1942: President Franklin D. Roosevelt signs a measure creating the Women’s Army Auxiliary Corps, whose members come to be known as WACs.
1970: Just after midnight, Phillip Lafayette Gibbs and James Earl Green, two black students at Jackson State College in Mississippi, are killed as police open fire during student protests.
1972: Alabama Gov. George C. Wallace is shot and left paralyzed by Arthur H. Bremer while campaigning in Laurel, Md., for the Democratic presidential nomination.

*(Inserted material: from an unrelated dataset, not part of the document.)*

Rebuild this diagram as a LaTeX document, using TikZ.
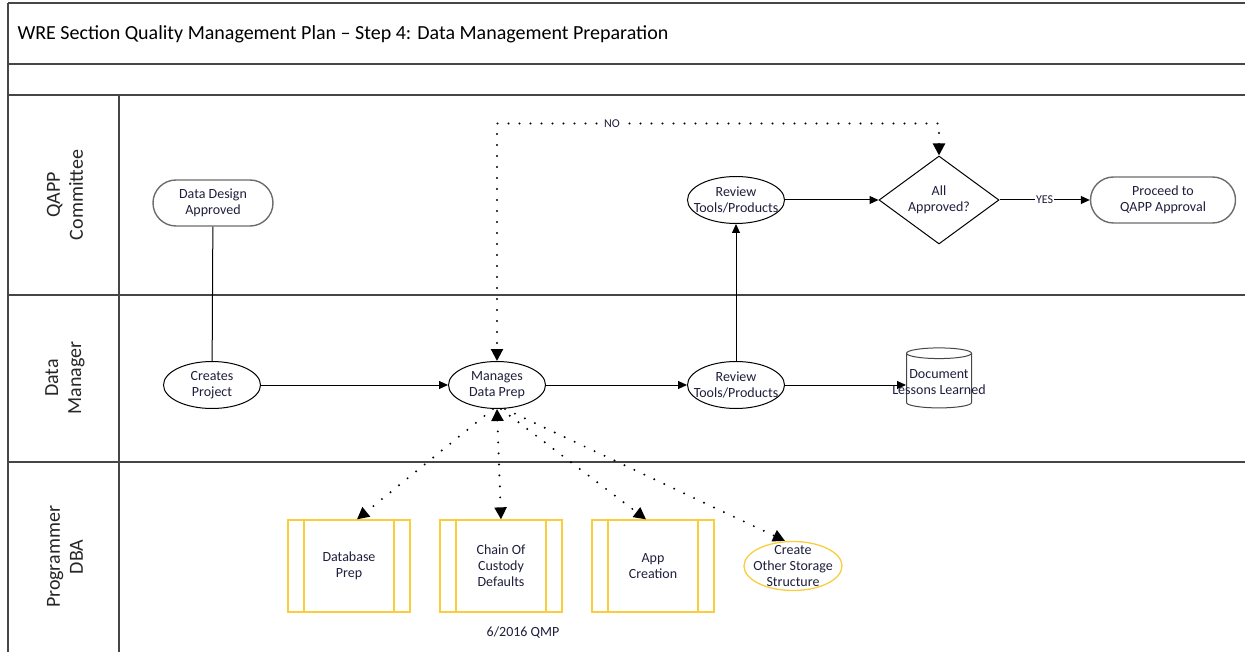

1975: U.S. forces invade the Cambodian island of Koh Tang and recapture the American merchant ship Mayaguez. (All 40 crew members had already been released safely by Cambodia; some 40 U.S. servicemen were killed in the operation.)
VINDICATOR FILES
1987: A countywide 0.5levy is proposed as the most feasible way of paying for 911 emergency telephone service.
William E. Blair Jr. of New Springfield, the new owner of Waterford Park in Chester, W. Va., says he wants to end its image as a “low level” race track.
1972: The Supreme Court of the United States rules unanimously that the Amish are exempt from state laws requiring compulsory school attendance beyond eight grade.
U.S. Steel Corp. announces that John E. Harrod, general superintendent of the company’s Youngstown Works, has been assigned to Spain in a position with the U.S.S. International Department.
Quoting the late J. Edgar Hoover, Common Pleas Judge Clyde W. Osborne terms policemen, “our first line of defense against predators of all kinds” during a police memorial service on Central Square.
1962: James P. Griffin, District 26 director of the United Steelworkers of America, asks the federal government for funds for the Lake Erie-Ohio River Interconnecting Waterway.
Rollin C. Steese, 94-year-old former chairman of the board of Bessemer Limestone & Cement Co., leaves an estate of $4 million, one of the largest on file in Mahoning County.
1937: Youngstowners in Pittsburgh where the Steel Workers Organizing Committee is holding a “war council” to force companies to sign union contracts include John L. Mayo, Frank Greggs, Ed Strum and M.W. Wilson.
Twenty-two Youngstown area people are being treated at county expense for exposure to rabies and three dogs believed to have been rabid are destroyed.